May 17, 2011 – Researchers in the college’s Department of Fish and Wildlife Conservation are working with colleagues from the University of Maryland and McGill University to explore the extent to which biodiversity conservation provides social benefits via effects on key aquatic ecosystem services. These services include water supply, water purification, nitrogen regulation, and wildlife-based recreation (e.g., bird watching and recreational fishing). Data will be collected from the Albemarle-Pamlico Basin, which spans Virginia and North Carolina. Researchers are also exploring applications of the findings to the New River Valley.

The project will focus on mapping current and future capacity flow capabilities of each service, as well as developing tools to analyze how conservation actions provide social and economic benefits. Findings will be used to assist stakeholders and managers in planning and achieving conservation goals.
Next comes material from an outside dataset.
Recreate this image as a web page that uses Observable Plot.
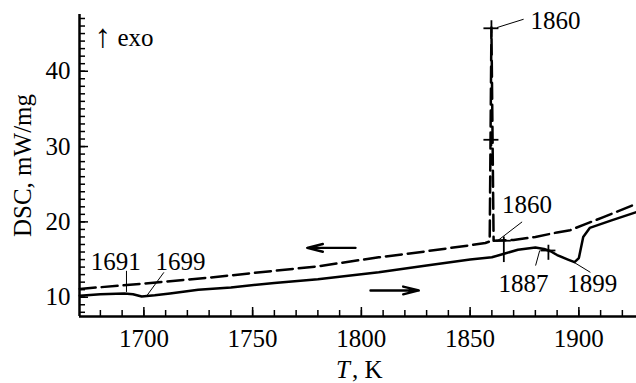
<!DOCTYPE html>
<html><head><meta charset="utf-8">
<script src="https://cdn.jsdelivr.net/npm/d3@7"></script>
<script src="https://cdn.jsdelivr.net/npm/@observablehq/plot@0.6"></script>
<style>
body{margin:0;background:#fff}
#chart svg text{font-family:'Liberation Serif','Times New Roman',serif}
</style>
</head><body><div id="chart"></div>
<script>
// Heating curve (solid)
const heatT   = [1670.5,1680,1691,1695,1699,1705,1712,1725,1740,1760,1780,1808,1830,1850,1860,1866,1872,1880,1884,1887,1890,1895,1898,1900,1902,1905,1915,1926.5];
const heatDSC = [10.2,10.4,10.5,10.4,10.1,10.25,10.5,11.0,11.3,11.9,12.4,13.3,14.2,15.0,15.3,15.8,16.3,16.6,16.4,16.1,15.6,15.0,14.65,15.2,18.0,19.2,20.2,21.3];
// Cooling curve (dashed)
const coolT   = [1670.5,1700,1730,1760,1780,1808,1830,1850,1857,1859.0,1859.8,1860.8,1870,1880,1890,1896,1903,1911,1926.5];
const coolDSC = [11.1,11.8,12.6,13.5,14.1,15.3,16.1,16.9,17.2,17.4,45.8,17.5,17.6,18.0,18.6,18.9,19.7,20.6,22.4];

const xTicks = [1700,1750,1800,1850,1900];
const yTicks = [10,20,30,40];
const xMinor = d3.range(1680,1921,10);
const yMinor = d3.range(8,48,1);

// annotation labels
const labelText = ["1860","1860","1887","1899","1691","1699"];
const labelX = [1889.3,1876.2,1874.5,1906.1,1687.1,1716.8];
const labelY = [46.7,22.2,11.8,11.8,14.7,14.7];
// leader lines
const leadX1 = [1862.4,1873.9,1880.1,1905.3,1692.0,1709.2];
const leadY1 = [45.8,20.0,14.2,13.3,13.5,13.3];
const leadX2 = [1874.6,1862.4,1882.0,1896.8,1692.0,1701.1];
const leadY2 = [46.9,17.45,16.2,14.8,10.7,10.1];
// cross markers
const crossX  = [1859.8,1859.8,1865.5,1886];
const crossY  = [45.7,30.9,17.5,16.2];
const crossLo = [44.5,30.0,14.6,14.9];
const crossHi = [46.7,31.8,18.0,16.9];
// direction arrows
const arrowX1 = [1797.3,1804.2];
const arrowX2 = [1775.1,1826.4];
const arrowY  = [16.55,10.9];

const W = 636, H = 383, ML = 79, MR = 0, MT = 14, MB = 67;
const X0 = 1670.4, X1 = 1926.5, Y0 = 7.44, Y1 = 47.53;
const pxX = (W-ML-MR)/(X1-X0), pxY = (H-MT-MB)/(Y1-Y0);
const hx = p => p/pxX, hy = p => p/pxY;

const heat = heatT.map((t,i)=>({t, v: heatDSC[i]}));
const cool = coolT.map((t,i)=>({t, v: coolDSC[i]}));
const labels = labelText.map((s,i)=>({s, x: labelX[i], y: labelY[i]}));
const leads = leadX1.map((x1,i)=>({x1, y1: leadY1[i], x2: leadX2[i], y2: leadY2[i]}));
const crosses = crossX.map((x,i)=>({x, y: crossY[i], lo: crossLo[i], hi: crossHi[i]}));
const arrows = arrowX1.map((x1,i)=>({x1, x2: arrowX2[i], y: arrowY[i]}));

const font = "'Liberation Serif', 'Times New Roman', serif";
const chart = Plot.plot({
  width: W, height: H, marginLeft: ML, marginRight: MR, marginTop: MT, marginBottom: MB,
  x: {domain: [X0, X1]}, y: {domain: [Y0, Y1]},
  style: {fontFamily: font, fontSize: "25px", background: "#fff", color: "#000"},
  marks: [
    Plot.axisX({ticks: xTicks, tickSize: 0, tickPadding: 13, label: null, tickFormat: d => String(d), fontFamily: font, fontSize: 25}),
    Plot.axisY({ticks: yTicks, tickSize: 0, tickPadding: 9, label: null, tickFormat: d => String(d), fontFamily: font, fontSize: 25}),
    Plot.ruleX(xMinor, {y1: Y0, y2: Y0 + hy(6), strokeWidth: 1.5}),
    Plot.ruleX(xTicks, {y1: Y0, y2: Y0 + hy(9), strokeWidth: 1.5}),
    Plot.ruleY(yMinor, {x1: X0, x2: X0 + hx(6), strokeWidth: 1.5}),
    Plot.ruleY(yTicks, {x1: X0, x2: X0 + hx(9), strokeWidth: 1.5}),
    Plot.ruleX([X0], {strokeWidth: 2.5}),
    Plot.ruleY([Y0], {strokeWidth: 2.5}),
    Plot.line(heat, {x: "t", y: "v", strokeWidth: 2.5}),
    Plot.line(cool, {x: "t", y: "v", strokeWidth: 2.5, strokeDasharray: "16,6"}),
    Plot.ruleY(crosses, {y: "y", x1: d => d.x - hx(7.5), x2: d => d.x + hx(7.5), strokeWidth: 1.8}),
    Plot.ruleX(crosses, {x: "x", y1: "lo", y2: "hi", strokeWidth: 1.8}),
    Plot.link(leads, {x1: "x1", y1: "y1", x2: "x2", y2: "y2", strokeWidth: 1}),
    Plot.arrow(arrows, {x1: "x1", x2: "x2", y1: "y", y2: "y", strokeWidth: 2.4, headLength: 13, headAngle: 28}),
    Plot.text(labels, {x: "x", y: "y", text: "s", fontSize: 25, fontFamily: font}),
    Plot.text(["\u2191"], {x: X0 + hx(15), y: 44.66, textAnchor: "start", fontSize: 33, fontFamily: font}),
    Plot.text(["exo"], {x: X0 + hx(38), y: 44.4, textAnchor: "start", fontSize: 25, fontFamily: font}),
    Plot.text(["DSC, mW/mg"], {frameAnchor: "left", rotate: -90, dx: -57, textAnchor: "middle", lineAnchor: "middle", fontSize: 25, fontFamily: font}),
    Plot.text(["T"], {frameAnchor: "bottom", dy: 53, dx: -8, textAnchor: "end", lineAnchor: "middle", fontStyle: "italic", fontSize: 25, fontFamily: font}),
    Plot.text([", K"], {frameAnchor: "bottom", dy: 53, dx: -6, textAnchor: "start", lineAnchor: "middle", fontSize: 25, fontFamily: font})
  ]
});
document.getElementById("chart").appendChild(chart);
</script>
</body></html>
Knowledge of how these services benefit human well-being can greatly improve the cost-effectiveness and political support of conservation programs. “We use human well-being very generally to mean those things that enhance quality of life, including personal health, spiritual renewal, income, longevity, and protection from disasters,” said Professor Paul Angermeier, assistant leader of the Virginia Cooperative Fish and Wildlife Research Unit.

A key component of this research is the involvement and participation of stakeholders in developing plausible future environmental scenarios — intended to reflect potential environmental-response actions such as resource-use change, urban development, or climate change — that would be of special interest to decision makers in the basin. Ultimately, scenarios will be used in a series of basin-wide models to investigate the outcome of management decisions for delivery of aquatic ecosystem services important to area residents.